Oggi la vera epidemia è nelle zone di conflitto; lo sforzo dei Paesi Occidentali dall'11/9 ha fatto diminuire gli attacchi dell'82%. E tuttavia, la pulsione terrorista è sempre micidiale e anche la guerra in Ucraina influenzerà probabilmente la crescita del terrore in Europa, mentre il cyberterrore russo avanza, dice il «Global Terrorism Index» del 2022.
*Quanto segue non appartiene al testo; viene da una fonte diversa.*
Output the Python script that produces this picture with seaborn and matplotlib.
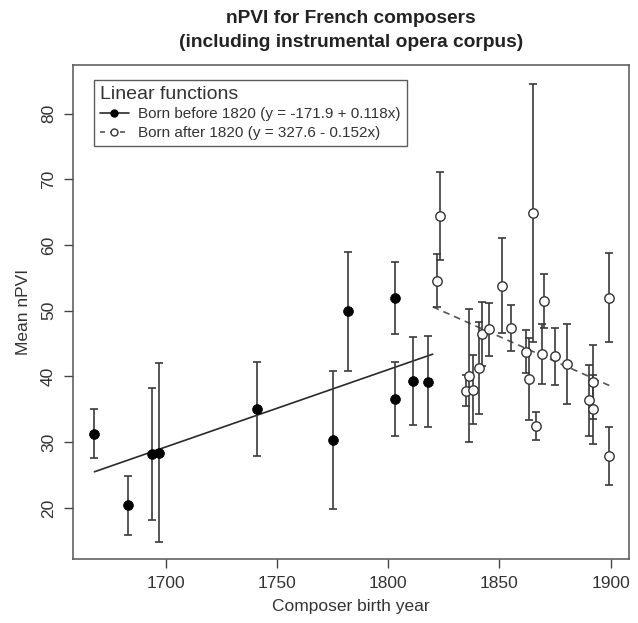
import numpy as np
import matplotlib
matplotlib.use("Agg")
import matplotlib.pyplot as plt
import seaborn as sns
from matplotlib.lines import Line2D

# Composers born before 1820 (mean nPVI and error half-width)
before_year = [1668, 1683, 1694, 1697, 1741, 1775, 1782, 1803, 1803, 1811, 1818]
before_mean = [31.3, 20.4, 28.2, 28.4, 35.0, 30.3, 49.9, 51.9, 36.6, 39.3, 39.2]
before_err = [3.75, 4.5, 10.1, 13.6, 7.15, 10.5, 9.05, 5.5, 5.65, 6.75, 6.95]

# Composers born after 1820
after_year = [1822.0, 1823.2, 1834.9, 1836.2, 1838.0, 1841.0, 1842.0, 1845.1,
              1851.1, 1855.1, 1862.0, 1863.1, 1865.1, 1866.2, 1869.2, 1870.1,
              1875.0, 1880.2, 1890.2, 1892.1, 1892.1, 1899.3, 1899.3]
after_mean = [54.6, 64.4, 37.8, 40.1, 38.0, 41.3, 46.5, 47.15,
              53.8, 47.4, 43.8, 39.6, 64.9, 32.5, 43.4, 51.5,
              43.1, 41.9, 36.35, 39.2, 35.0, 52.0, 27.9]
after_err = [4.0, 6.7, 2.35, 10.1, 5.3, 7.0, 4.9, 4.05,
             7.25, 3.5, 3.3, 6.2, 19.6, 2.1, 4.6, 4.15,
             4.35, 6.1, 5.4, 5.6, 5.2, 6.75, 4.4]

# Fitted lines (end points as drawn)
before_fit_x = [1668, 1820]
before_fit_y = [25.5, 43.4]
after_fit_x = [1820, 1899.5]
after_fit_y = [50.6, 38.6]

legend_labels = ["Born before 1820 (y = -171.9 + 0.118x)",
                 "Born after 1820 (y = 327.6 - 0.152x)"]

sns.set_style("ticks")
plt.rcParams['font.family'] = ['Liberation Sans', 'DejaVu Sans']
plt.rcParams['text.color'] = '#333333'

fig = plt.figure(figsize=(6.38, 6.23), dpi=100)
ax = fig.add_axes([0.1149, 0.1035, 0.871, 0.7922])

ink = '#3a3a3a'

# fit lines
sns.lineplot(x=before_fit_x, y=before_fit_y, ax=ax, color='#2a2a2a', linewidth=1.2, zorder=2)
sns.lineplot(x=after_fit_x, y=after_fit_y, ax=ax, color='#555555', linewidth=1.2,
             linestyle=(0, (4, 3)), zorder=2)

# error bars
ax.errorbar(before_year, before_mean, yerr=before_err, fmt='none', ecolor=ink,
            elinewidth=1.2, capsize=2.6, capthick=1.2, zorder=3)
ax.errorbar(after_year, after_mean, yerr=after_err, fmt='none', ecolor=ink,
            elinewidth=1.2, capsize=2.6, capthick=1.2, zorder=3)

# points
sns.scatterplot(x=before_year, y=before_mean, ax=ax, color='black', s=50,
                edgecolor='black', linewidth=0.5, zorder=4)
sns.scatterplot(x=after_year, y=after_mean, ax=ax, color='white', s=46,
                edgecolor='#333333', linewidth=1.0, zorder=4)

ax.set_xlim(1658.5, 1908.2)
ax.set_ylim(12.3, 87.4)
ax.set_xticks([1700, 1750, 1800, 1850, 1900])
ax.set_yticks([20, 30, 40, 50, 60, 70, 80])
ax.tick_params(axis='both', length=6.5, width=1, color='#444444', labelsize=12.5,
               labelcolor='#333333', pad=6)
for lab in ax.get_yticklabels():
    lab.set_rotation(90)
    lab.set_va('center')
for sp in ax.spines.values():
    sp.set_color('#555555')
    sp.set_linewidth(1.1)

ax.set_xlabel("Composer birth year", fontsize=12.5, color='#333333', labelpad=6)
ax.set_ylabel("Mean nPVI", fontsize=12.5, color='#333333', labelpad=7)
fig.suptitle("nPVI for French composers\n(including instrumental opera corpus)",
             x=0.55, y=0.984, va='top', fontsize=13.8, fontweight='bold',
             color='#222222', linespacing=1.55)

# legend
handles = [
    Line2D([], [], color='#2a2a2a', lw=1.2, marker='o', markersize=5,
           markerfacecolor='black', markeredgecolor='black'),
    Line2D([], [], color='#555555', lw=1.2, linestyle=(0, (3, 3)), marker='o', markersize=5,
           markerfacecolor='white', markeredgecolor='#333333'),
]
leg = ax.legend(handles, legend_labels, title="Linear functions", loc='upper left',
                bbox_to_anchor=(0.037, 0.97), borderaxespad=0, fancybox=False,
                frameon=True, fontsize=11, title_fontsize=14, alignment='left',
                handlelength=1.9, handletextpad=0.6, borderpad=0.4, labelspacing=0.3)
leg.get_frame().set_edgecolor('#333333')
leg.get_frame().set_linewidth(1.0)

fig.savefig("out.png", dpi=100)
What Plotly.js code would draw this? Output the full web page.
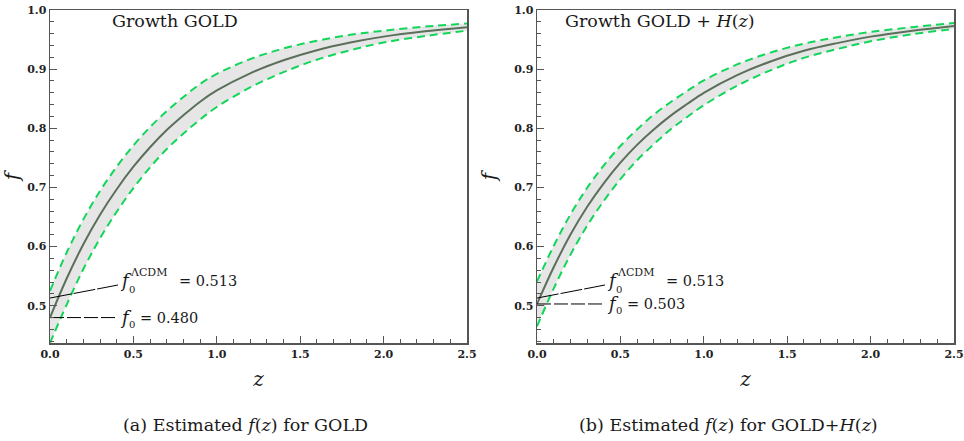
<!DOCTYPE html>
<html>
<head>
<meta charset="utf-8">
<script src="https://cdn.plot.ly/plotly-3.0.1.min.js"></script>
<style>html,body{margin:0;padding:0;background:#fff}#plot{width:964px;height:441px}</style>
</head>
<body>
<div id="plot"></div>
<script>
// ---- data ----
const zGrid = [0, 0.1, 0.2, 0.3, 0.4, 0.5, 0.6, 0.7, 0.8, 0.9, 1.0, 1.2, 1.4, 1.6, 1.8, 2.0, 2.25, 2.5];

const goldCenter = [0.480, 0.546, 0.604, 0.654, 0.697, 0.735, 0.768, 0.797, 0.822, 0.845, 0.864, 0.893, 0.915, 0.932, 0.945, 0.955, 0.964, 0.971];
const goldUpper  = [0.525, 0.590, 0.646, 0.694, 0.735, 0.771, 0.802, 0.829, 0.853, 0.875, 0.892, 0.917, 0.935, 0.948, 0.958, 0.965, 0.972, 0.977];
const goldLower  = [0.437, 0.502, 0.562, 0.614, 0.659, 0.699, 0.734, 0.765, 0.791, 0.815, 0.836, 0.869, 0.895, 0.916, 0.932, 0.945, 0.956, 0.965];

const ghCenter = [0.503, 0.565, 0.620, 0.667, 0.707, 0.742, 0.772, 0.798, 0.821, 0.841, 0.860, 0.890, 0.913, 0.931, 0.944, 0.955, 0.965, 0.973];
const ghUpper  = [0.541, 0.601, 0.654, 0.699, 0.737, 0.770, 0.798, 0.823, 0.844, 0.863, 0.881, 0.908, 0.928, 0.943, 0.954, 0.963, 0.971, 0.978];
const ghLower  = [0.465, 0.529, 0.586, 0.635, 0.677, 0.714, 0.746, 0.773, 0.798, 0.819, 0.839, 0.872, 0.898, 0.919, 0.934, 0.947, 0.959, 0.968];

const fLCDM = 0.513;
const f0Gold = 0.480;
const f0GH = 0.503;

const panelTitles = ["Growth GOLD", "Growth GOLD + <i>H</i>(<i>z</i>)"];
const captions = ["(a) Estimated <i>f</i>(<i>z</i>) for GOLD", "(b) Estimated <i>f</i>(<i>z</i>) for GOLD+<i>H</i>(<i>z</i>)"];
const xTickVals = [0, 0.5, 1.0, 1.5, 2.0, 2.5];
const yTickVals = [0.5, 0.6, 0.7, 0.8, 0.9, 1.0];

// ---- style / layout geometry ----
const GREEN = '#12d65a';
const CENTER = '#5b6f5b';
const BAND = '#e6e6e6';
const FRAME = '#555555';
const TXT = '#1a1a1a';
const SERIF = 'DejaVu Serif';
const W = 964, H = 441;
const TOP = 10, BOTTOM = 343.3;
const Y_MIN = 0.4365, Y_MAX = 1.0;
const PANEL_X0 = [50, 537], PANEL_X1 = [467, 954];

function dx(p, px) { return (px - PANEL_X0[p]) / (PANEL_X1[p] - PANEL_X0[p]) * 2.5; }
function dy(py) { return Y_MAX - (py - TOP) / (BOTTOM - TOP) * (Y_MAX - Y_MIN); }

// pointer label anchor (where the pointer lines end)
const labelZ = dx(0, 118);
const labelLCDMf = dy(285);

function panel(c, up, lo, f0, xa, ya) {
  return [
    {x: zGrid, y: lo, xaxis: xa, yaxis: ya, mode: 'lines', line: {color: GREEN, width: 2, dash: '8px,5px', shape: 'spline'}, hoverinfo: 'skip'},
    {x: zGrid, y: up, xaxis: xa, yaxis: ya, mode: 'lines', fill: 'tonexty', fillcolor: BAND, line: {color: GREEN, width: 2, dash: '8px,5px', shape: 'spline'}, hoverinfo: 'skip'},
    {x: zGrid, y: c, xaxis: xa, yaxis: ya, mode: 'lines', line: {color: CENTER, width: 2, shape: 'spline'}, hoverinfo: 'skip'},
    {x: [0, labelZ], y: [fLCDM, labelLCDMf], xaxis: xa, yaxis: ya, mode: 'lines', line: {color: '#000', width: 1, dash: '22px,2px'}, hoverinfo: 'skip'},
    {x: [0, labelZ], y: [f0, f0], xaxis: xa, yaxis: ya, mode: 'lines', line: {color: '#000', width: 1, dash: '14px,3px'}, hoverinfo: 'skip'}
  ];
}

const data = [].concat(
  panel(goldCenter, goldUpper, goldLower, f0Gold, 'x', 'y'),
  panel(ghCenter, ghUpper, ghLower, f0GH, 'x2', 'y2')
);

const yDom = [1 - BOTTOM / H, 1 - TOP / H];

function xAxis(dom) {
  return {
    domain: dom, range: [0, 2.5], tickvals: xTickVals, tickformat: '.1f',
    ticks: 'inside', ticklen: 7, tickwidth: 1, tickcolor: FRAME,
    minor: {dtick: 0.1, ticks: 'inside', ticklen: 4, tickcolor: FRAME, tickwidth: 1},
    showline: true, linecolor: FRAME, linewidth: 1.5, mirror: true,
    showgrid: false, zeroline: false,
    tickfont: {family: SERIF, size: 11, color: '#222', weight: 'bold'},
    title: {text: '<i>z</i>', font: {family: SERIF, size: 20, color: TXT}, standoff: 12}
  };
}
function yAxis(dom, anchor) {
  return {
    domain: dom, range: [Y_MIN, Y_MAX], tickvals: yTickVals, tickformat: '.1f', anchor: anchor,
    ticks: 'inside', ticklen: 7, tickwidth: 1, tickcolor: FRAME,
    minor: {dtick: 0.02, ticks: 'inside', ticklen: 4, tickcolor: FRAME, tickwidth: 1},
    showline: true, linecolor: FRAME, linewidth: 1.5, mirror: true,
    showgrid: false, zeroline: false,
    tickfont: {family: SERIF, size: 11, color: '#222', weight: 'bold'},
    title: {text: '<i>f</i>', font: {family: SERIF, size: 20, color: TXT}, standoff: 12}
  };
}

function txt(xr, yr, x, y, text, size, anchor) {
  return {xref: xr, yref: yr, x: x, y: y, xanchor: anchor || 'left', yanchor: 'middle', showarrow: false,
          text: text, font: {family: SERIF, size: size, color: TXT}};
}

function labelAnns(p, xr, yr, f0, f0Py) {
  const o = PANEL_X0[p];
  return [
    txt(xr, yr, dx(p, o + 68), dy(280), '<i>f</i>', 18),
    txt(xr, yr, dx(p, o + 78), dy(272), 'ΛCDM', 11),
    txt(xr, yr, dx(p, o + 77), dy(289), '0', 10),
    txt(xr, yr, dx(p, o + 127), dy(281), '= ' + fLCDM.toFixed(3), 14.5),
    txt(xr, yr, dx(p, o + 68), dy(f0Py), '<i>f</i>', 18),
    txt(xr, yr, dx(p, o + 77), dy(f0Py + 7), '0', 10),
    txt(xr, yr, dx(p, o + 88), dy(f0Py + 1), '= ' + f0.toFixed(3), 14.5)
  ];
}

const annotations = [].concat(
  [
    txt('paper', 'paper', 175 / W, 1 - 21 / H, panelTitles[0], 17.5, 'center'),
    txt('paper', 'paper', 660 / W, 1 - 21 / H, panelTitles[1], 17.5, 'center'),
    txt('paper', 'paper', 245 / W, 1 - 425 / H, captions[0], 17.5, 'center'),
    txt('paper', 'paper', 728 / W, 1 - 425 / H, captions[1], 17.5, 'center')
  ],
  labelAnns(0, 'x', 'y', f0Gold, 317),
  labelAnns(1, 'x2', 'y2', f0GH, 303)
);

const layout = {
  width: W, height: H,
  margin: {l: 0, r: 0, t: 0, b: 0},
  paper_bgcolor: '#fff', plot_bgcolor: '#fff',
  showlegend: false,
  xaxis: Object.assign(xAxis([PANEL_X0[0] / W, PANEL_X1[0] / W]), {anchor: 'y'}),
  yaxis: yAxis(yDom, 'x'),
  xaxis2: Object.assign(xAxis([PANEL_X0[1] / W, PANEL_X1[1] / W]), {anchor: 'y2'}),
  yaxis2: yAxis(yDom, 'x2'),
  annotations: annotations
};

Plotly.newPlot('plot', data, layout, {displayModeBar: false, staticPlot: true});
</script>
</body>
</html>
Chi scrive ha visto morire a marzo, aprile e maggio nelle città israeliane per mano terrorista di Hamas, della Jihad Islamica e di appartenenti ad al Fatah, giovani genitori, donne ai caffè, ragazzini che passeggiavano. Ciò che alimenta il terrore è la incessante ripetizione propagandistica di slogan che sporcano dalla più tenera infanzia le scuole e i mezzi di comunicazione talebani, o iraniani, o palestinesi, che incitano all'odio e alla violenza contro immaginari aggressori della vera fede, la loro.

La guerra contro il terrorismo può avvenire solo con una autentica rivoluzione culturale e di deterrenza che superi le pure ottime forme di organizzazione e l'alleanza internazionale.

Occorre una cultura che sappia con fermezza chiamare il terrorismo col suo nome, che fermi chi lo alimenta sotto mentite spoglie (sono miliardi quelli che finiscono nelle casse terroriste sotto forma di aiuti a organizzazioni umanitarie) e controlli l'uso mortale dei social media.